One of the hardest things about living in New York City as a young woman with a B.A. and a job that pays at about an even level with her expenses, is that after health insurance, taxes, rent, utilities, groceries and transportation, the next line item on the budget doesn't usually read: BOOKS. Books. Wonderful books. Hardcover textbooks with receipt-thin pages covered in bar graphs and bold print, and sandy paperbacks that smell subtly of wax, and ink, and glue. Nope, books just don't quite make it into the budget. No longer are we required either to partake in that twice yearly college activity of buying loads of course books. There's just no excuse, really. Much more than books, we need to buy underwear and dishwashing liquid and toilet paper, things they used to replace for you in dorms and at home. So how do I get books back into my life?

Well, I have discovered -- or rediscovered, I should say -- the Library. The New York Public Library. The friend's parent's library. The roommate's library. What is a book for if not to read, love and recommend?

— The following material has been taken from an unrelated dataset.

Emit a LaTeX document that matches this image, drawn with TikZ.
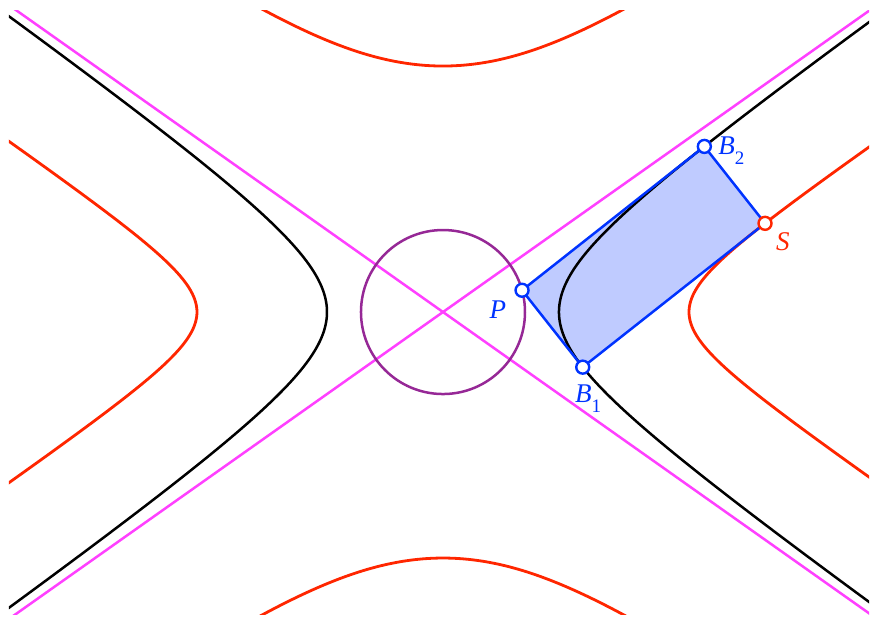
\documentclass[tikz,border=0pt]{standalone}
\usepackage{fontspec}
\setmainfont{Liberation Serif}
\definecolor{hred}{RGB}{255,38,0}
\definecolor{hmag}{RGB}{255,64,255}
\definecolor{hblue}{RGB}{0,51,255}
\definecolor{hfill}{RGB}{191,203,255}
\definecolor{hpurp}{RGB}{150,40,150}
\newcommand\subidx[1]{\raisebox{-0.36em}{\upshape\fontsize{19}{20}\selectfont #1}}
\begin{document}
\begin{tikzpicture}[x=82pt,y=82pt,
  curve/.style={line width=2.5pt},
  dot/.style={circle,draw=hblue,fill=white,line width=2.4pt,minimum size=13pt,inner sep=0pt},
  lbl/.style={font=\fontsize{27}{30}\selectfont\itshape,inner sep=0pt,anchor=base west}]
\useasboundingbox (-5.402,-3.744) rectangle (5.207,3.805);
\coordinate (O) at (0,0);
\coordinate (Pc) at (0.964095,0.265556);
\coordinate (B1c) at (1.70411,-0.67231);
\coordinate (B2c) at (3.18706,2.01959);
\coordinate (Sc) at (3.92707,1.08170);
\fill[hfill] (Pc) -- (B2c) -- (Sc) -- (B1c) -- cycle;
\begin{scope}
  \clip (-5.293,-3.683) rectangle (5.195,3.683);
  \draw[curve,hmag] (-6,-4.2426) -- (6,4.2426);
  \draw[curve,hmag] (-6,4.2426) -- (6,-4.2426);
  \draw[curve,black] plot[domain=-2.1:2.1,samples=140] ({1.41421*cosh(\x)},{sinh(\x)});
  \draw[curve,black] plot[domain=-2.1:2.1,samples=140] ({-1.41421*cosh(\x)},{sinh(\x)});
  \foreach \a/\b in {-27/27,153/207,45/135,225/315}{
    \draw[curve,hred,line width=2.8pt] plot[domain=\a:\b,samples=160,variable=\t]
      ({(2/(0.5*cos(\t)*cos(\t)-sin(\t)*sin(\t))-1)*cos(\t)},
       {(2/(0.5*cos(\t)*cos(\t)-sin(\t)*sin(\t))-1)*sin(\t)});
  }
\end{scope}
\draw[curve,hpurp] (O) circle (1);
\draw[curve,hblue,line join=round] (Pc) -- (B2c) -- (Sc) -- (B1c) -- cycle;
\node[dot] (P) at (Pc) {};
\node[dot] (B1) at (B1c) {};
\node[dot] (B2) at (B2c) {};
\node[dot,draw=hred] (S) at (Sc) {};
\node[lbl,text=hblue] (Plbl) at (0.565,-0.077) {P};
\node[lbl,text=hblue] (B2lbl) at (3.355,1.923) {B\subidx{2}};
\node[lbl,text=hblue] (B1lbl) at (1.61,-1.106) {B\subidx{1}};
\node[lbl,text=hred] (Slbl) at (4.06,0.747) {S};
\end{tikzpicture}
\end{document}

In elementary school, there was a library a couple of blocks away on East Broadway, and it was at this chapter branch that I applied for my first library card, in its token maroon color, graced on one side with a white outline image of the NYPL's roaring lion, and on the other, my very silly cursive signature. I never used the card, really. We had an ample supply of books in all of our classrooms up through 6th grade (I fondly remember the John Bellairs collection, and the David Macauley books about city planning in medieval times), and there wasn't ever any reason to borrow anything from the library except for videocassettes of scary movies for my Dad.

When I got back to New York last summer, my New York Public Library card was a distant memory (and the design no longer in use), but my name and address, inactive for almost nine years, was still in the computers. All I had to do to get a new card was give them a dollar (ONE dollar!) and proof that I still lived there (I don't, but my driver's license says so), and I was back in business. All these books for me to borrow and read and not a cent to pay! I borrowed my first book -- White Teeth -- and needless to say the quality of the book only increased my fond feelings for the library.

Recently my roommate told me that she was feeling much smarter these days because she was reading, and I couldn't have agreed more. I've been borrowing books from her, too, and another family friend, who has been generous with her enormous library accumulated over years of working at the New York Times Book Review. And now that I live in Brooklyn and take a single subway line to work, I feel so much more in control of my commute because I can immerse myself in a book without looking up for forty minutes. Forty minutes every day with my borrowed books.

I'm writing this post because I know for sure that, for some strange reason, lots of people I know are not in possession of a library card. And now that I am a card-carrying member of such an institution, this completely confuses me. I beg of you. Get a library card. While away the hours in the stacks. See who's reading classic fiction. Giggle at the cranky checkout desk people. Borrow some great books. You'll thank me later.

Tuesday, August 01, 2006

breakfast at Greenwood Lake

This is a photograph of my mother and sister from this weekend. We spent three days sleeping, eating and reading at Billy's house in the village of Greenwood Lake, New York. wonderful.